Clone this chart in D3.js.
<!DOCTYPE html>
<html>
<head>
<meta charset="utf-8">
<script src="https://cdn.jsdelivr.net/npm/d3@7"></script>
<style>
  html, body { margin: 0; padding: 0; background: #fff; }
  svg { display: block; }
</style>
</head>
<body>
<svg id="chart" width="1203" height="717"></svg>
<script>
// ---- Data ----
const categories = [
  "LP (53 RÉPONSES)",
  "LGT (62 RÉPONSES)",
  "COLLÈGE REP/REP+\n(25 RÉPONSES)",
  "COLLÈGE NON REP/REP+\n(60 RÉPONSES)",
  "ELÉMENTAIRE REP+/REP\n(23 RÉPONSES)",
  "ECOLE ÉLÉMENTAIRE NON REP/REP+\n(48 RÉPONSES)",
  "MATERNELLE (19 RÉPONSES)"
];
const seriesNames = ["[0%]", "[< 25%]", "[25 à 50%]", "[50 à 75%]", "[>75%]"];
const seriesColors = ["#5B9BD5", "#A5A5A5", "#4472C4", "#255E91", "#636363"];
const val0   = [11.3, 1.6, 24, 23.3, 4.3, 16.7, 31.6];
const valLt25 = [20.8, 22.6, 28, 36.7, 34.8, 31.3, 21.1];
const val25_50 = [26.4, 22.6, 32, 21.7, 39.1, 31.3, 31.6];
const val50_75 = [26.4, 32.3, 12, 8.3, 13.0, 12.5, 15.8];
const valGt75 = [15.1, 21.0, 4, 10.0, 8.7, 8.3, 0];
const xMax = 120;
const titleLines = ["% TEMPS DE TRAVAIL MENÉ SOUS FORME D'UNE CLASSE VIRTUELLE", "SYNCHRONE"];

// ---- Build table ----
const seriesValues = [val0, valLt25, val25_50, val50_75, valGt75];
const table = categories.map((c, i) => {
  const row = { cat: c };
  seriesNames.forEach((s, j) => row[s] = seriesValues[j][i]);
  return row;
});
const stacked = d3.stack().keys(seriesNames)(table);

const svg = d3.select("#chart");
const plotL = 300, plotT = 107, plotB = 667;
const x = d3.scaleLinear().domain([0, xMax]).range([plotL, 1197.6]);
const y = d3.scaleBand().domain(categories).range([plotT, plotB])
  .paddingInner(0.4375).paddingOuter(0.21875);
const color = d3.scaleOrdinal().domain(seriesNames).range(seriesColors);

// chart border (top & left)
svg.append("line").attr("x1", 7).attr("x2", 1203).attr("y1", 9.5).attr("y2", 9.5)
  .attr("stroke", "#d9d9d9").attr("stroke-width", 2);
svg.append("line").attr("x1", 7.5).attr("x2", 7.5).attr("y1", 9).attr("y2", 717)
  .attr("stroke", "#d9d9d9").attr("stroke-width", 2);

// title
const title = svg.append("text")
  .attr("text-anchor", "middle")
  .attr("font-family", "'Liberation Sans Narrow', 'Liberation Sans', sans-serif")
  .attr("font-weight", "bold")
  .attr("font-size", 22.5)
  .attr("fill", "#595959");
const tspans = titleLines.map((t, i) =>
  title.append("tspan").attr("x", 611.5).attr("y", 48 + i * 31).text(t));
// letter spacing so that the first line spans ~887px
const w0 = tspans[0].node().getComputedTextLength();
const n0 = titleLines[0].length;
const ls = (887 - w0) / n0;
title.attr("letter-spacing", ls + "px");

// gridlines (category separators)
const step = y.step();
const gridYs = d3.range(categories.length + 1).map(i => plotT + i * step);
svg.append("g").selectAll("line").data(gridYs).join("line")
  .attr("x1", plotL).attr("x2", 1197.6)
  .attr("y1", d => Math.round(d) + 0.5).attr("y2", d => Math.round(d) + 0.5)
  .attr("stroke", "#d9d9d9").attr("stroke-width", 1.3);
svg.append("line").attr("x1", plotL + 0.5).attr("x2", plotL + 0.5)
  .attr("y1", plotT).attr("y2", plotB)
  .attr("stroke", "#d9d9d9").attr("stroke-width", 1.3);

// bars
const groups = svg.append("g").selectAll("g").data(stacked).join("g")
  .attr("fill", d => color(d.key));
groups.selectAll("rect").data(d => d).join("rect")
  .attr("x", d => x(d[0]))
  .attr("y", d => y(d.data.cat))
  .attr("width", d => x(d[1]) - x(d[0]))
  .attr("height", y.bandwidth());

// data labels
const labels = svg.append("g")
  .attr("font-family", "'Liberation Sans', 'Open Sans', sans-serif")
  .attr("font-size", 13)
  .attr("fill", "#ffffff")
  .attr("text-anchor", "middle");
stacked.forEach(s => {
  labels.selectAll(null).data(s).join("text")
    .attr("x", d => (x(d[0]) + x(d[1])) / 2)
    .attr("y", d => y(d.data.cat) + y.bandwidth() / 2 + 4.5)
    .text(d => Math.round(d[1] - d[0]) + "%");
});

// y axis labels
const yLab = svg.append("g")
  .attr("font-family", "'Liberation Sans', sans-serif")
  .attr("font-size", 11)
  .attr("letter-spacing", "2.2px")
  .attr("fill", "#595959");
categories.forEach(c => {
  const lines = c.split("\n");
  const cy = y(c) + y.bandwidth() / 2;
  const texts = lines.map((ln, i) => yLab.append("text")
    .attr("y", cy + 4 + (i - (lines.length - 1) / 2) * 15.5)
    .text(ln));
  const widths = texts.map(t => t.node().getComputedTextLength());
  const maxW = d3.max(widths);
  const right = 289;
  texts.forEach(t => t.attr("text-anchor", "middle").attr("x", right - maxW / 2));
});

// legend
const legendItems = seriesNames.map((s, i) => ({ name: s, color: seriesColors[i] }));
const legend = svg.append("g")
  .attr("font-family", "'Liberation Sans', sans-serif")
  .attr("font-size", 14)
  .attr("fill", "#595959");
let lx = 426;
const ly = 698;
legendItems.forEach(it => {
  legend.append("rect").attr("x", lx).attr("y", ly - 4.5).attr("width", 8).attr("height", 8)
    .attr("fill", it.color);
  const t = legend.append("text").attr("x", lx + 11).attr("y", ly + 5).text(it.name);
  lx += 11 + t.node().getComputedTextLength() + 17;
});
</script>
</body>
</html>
--- --- ---
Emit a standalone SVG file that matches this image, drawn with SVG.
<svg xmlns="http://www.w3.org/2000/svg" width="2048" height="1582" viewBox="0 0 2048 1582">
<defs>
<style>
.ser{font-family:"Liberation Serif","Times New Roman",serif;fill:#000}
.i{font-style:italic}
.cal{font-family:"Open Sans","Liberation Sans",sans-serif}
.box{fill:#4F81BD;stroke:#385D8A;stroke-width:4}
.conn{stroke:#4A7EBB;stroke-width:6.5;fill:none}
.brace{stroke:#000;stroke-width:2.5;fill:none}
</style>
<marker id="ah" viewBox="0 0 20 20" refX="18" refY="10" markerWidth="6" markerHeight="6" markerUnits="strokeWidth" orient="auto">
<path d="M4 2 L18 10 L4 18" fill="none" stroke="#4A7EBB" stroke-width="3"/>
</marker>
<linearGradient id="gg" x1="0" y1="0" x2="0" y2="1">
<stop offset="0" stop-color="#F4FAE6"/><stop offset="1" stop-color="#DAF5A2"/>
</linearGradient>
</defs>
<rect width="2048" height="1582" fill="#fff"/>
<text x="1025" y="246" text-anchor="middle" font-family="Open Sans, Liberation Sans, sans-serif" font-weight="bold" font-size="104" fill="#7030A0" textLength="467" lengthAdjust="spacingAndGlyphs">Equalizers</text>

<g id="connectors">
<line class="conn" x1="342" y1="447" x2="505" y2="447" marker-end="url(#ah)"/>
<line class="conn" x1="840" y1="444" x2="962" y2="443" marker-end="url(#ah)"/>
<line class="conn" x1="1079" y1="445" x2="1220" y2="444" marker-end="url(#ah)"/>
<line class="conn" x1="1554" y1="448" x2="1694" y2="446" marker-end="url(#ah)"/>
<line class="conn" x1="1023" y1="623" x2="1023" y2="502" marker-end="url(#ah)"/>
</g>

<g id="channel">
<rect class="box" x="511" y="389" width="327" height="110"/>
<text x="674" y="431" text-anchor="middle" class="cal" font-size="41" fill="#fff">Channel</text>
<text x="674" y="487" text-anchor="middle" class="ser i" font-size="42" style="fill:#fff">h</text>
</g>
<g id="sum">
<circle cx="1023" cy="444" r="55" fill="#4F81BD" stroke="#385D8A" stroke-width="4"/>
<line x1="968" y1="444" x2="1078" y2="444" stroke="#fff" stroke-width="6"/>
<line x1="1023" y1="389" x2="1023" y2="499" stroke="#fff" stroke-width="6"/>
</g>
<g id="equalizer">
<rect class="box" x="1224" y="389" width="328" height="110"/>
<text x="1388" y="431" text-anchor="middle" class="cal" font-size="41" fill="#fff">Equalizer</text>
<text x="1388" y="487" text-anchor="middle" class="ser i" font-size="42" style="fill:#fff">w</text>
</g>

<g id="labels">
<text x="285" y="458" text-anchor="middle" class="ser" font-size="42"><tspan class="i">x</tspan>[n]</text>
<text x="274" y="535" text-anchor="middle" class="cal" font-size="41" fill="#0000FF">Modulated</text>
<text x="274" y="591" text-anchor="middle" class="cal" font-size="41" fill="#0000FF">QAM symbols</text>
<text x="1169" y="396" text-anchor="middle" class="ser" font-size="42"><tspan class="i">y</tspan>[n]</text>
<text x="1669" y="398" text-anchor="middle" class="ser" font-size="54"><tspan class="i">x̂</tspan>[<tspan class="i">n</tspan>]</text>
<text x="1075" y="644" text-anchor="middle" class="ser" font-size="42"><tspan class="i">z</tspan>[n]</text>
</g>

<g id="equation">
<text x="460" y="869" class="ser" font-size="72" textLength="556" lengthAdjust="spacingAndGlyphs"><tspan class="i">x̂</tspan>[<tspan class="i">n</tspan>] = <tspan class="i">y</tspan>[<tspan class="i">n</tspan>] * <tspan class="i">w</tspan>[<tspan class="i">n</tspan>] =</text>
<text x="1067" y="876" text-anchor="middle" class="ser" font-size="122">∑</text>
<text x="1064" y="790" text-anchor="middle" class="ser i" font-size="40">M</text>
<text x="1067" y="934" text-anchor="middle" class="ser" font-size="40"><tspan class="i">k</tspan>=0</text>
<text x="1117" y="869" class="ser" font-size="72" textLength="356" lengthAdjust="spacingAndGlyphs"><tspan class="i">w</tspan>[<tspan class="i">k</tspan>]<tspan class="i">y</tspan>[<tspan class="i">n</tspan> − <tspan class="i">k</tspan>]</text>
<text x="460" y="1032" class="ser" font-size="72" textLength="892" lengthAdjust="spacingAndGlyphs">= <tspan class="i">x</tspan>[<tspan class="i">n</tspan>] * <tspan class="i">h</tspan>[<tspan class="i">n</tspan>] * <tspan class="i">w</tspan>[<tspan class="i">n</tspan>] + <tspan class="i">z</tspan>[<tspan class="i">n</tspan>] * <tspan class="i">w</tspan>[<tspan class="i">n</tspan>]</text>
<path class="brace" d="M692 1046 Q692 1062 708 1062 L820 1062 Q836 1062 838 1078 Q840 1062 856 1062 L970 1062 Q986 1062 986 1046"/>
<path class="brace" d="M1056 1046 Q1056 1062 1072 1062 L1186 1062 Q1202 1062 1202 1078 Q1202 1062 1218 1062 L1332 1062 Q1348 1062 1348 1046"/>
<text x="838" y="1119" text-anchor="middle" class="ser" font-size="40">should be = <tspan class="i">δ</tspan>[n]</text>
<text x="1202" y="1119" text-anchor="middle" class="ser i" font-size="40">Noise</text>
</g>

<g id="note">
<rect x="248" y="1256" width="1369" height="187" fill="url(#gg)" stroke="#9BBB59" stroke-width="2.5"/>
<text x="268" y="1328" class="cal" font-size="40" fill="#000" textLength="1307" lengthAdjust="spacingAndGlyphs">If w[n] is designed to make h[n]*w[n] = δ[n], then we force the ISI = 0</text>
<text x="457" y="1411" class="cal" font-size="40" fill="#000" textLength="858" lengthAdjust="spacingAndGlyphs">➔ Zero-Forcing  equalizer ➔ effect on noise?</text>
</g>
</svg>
--- --- ---
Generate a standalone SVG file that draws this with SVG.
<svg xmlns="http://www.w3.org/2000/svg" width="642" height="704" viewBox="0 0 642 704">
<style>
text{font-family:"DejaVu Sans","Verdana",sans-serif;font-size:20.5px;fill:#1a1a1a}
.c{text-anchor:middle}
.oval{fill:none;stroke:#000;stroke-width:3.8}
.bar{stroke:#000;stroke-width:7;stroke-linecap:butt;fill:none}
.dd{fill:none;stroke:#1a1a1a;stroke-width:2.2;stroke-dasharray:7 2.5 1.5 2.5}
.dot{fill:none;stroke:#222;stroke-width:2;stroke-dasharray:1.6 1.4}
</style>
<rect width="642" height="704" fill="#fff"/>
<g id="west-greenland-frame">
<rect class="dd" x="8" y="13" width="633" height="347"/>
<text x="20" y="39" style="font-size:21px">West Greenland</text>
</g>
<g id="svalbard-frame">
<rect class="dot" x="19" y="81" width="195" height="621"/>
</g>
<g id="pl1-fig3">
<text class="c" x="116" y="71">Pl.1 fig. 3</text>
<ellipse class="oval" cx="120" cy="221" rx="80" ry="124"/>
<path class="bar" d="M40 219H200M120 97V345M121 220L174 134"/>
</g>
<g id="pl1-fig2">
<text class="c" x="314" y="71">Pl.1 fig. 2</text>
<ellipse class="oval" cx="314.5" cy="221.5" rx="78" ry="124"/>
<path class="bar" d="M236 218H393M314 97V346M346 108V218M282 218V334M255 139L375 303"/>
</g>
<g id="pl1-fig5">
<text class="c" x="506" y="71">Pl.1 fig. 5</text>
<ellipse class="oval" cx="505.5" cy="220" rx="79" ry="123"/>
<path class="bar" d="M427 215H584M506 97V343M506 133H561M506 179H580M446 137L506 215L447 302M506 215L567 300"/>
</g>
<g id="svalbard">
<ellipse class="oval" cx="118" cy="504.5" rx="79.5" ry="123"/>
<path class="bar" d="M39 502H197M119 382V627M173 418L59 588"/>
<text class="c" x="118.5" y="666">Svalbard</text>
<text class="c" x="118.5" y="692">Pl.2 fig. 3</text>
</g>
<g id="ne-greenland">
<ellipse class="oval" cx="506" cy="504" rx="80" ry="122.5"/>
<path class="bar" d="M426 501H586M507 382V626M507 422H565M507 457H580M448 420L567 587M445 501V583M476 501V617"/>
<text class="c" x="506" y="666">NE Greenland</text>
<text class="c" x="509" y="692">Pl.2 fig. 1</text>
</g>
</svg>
--- --- ---
From the listing above, report the number of lines containing the string "chart", without any accompanying remarks.

Exercise output - 4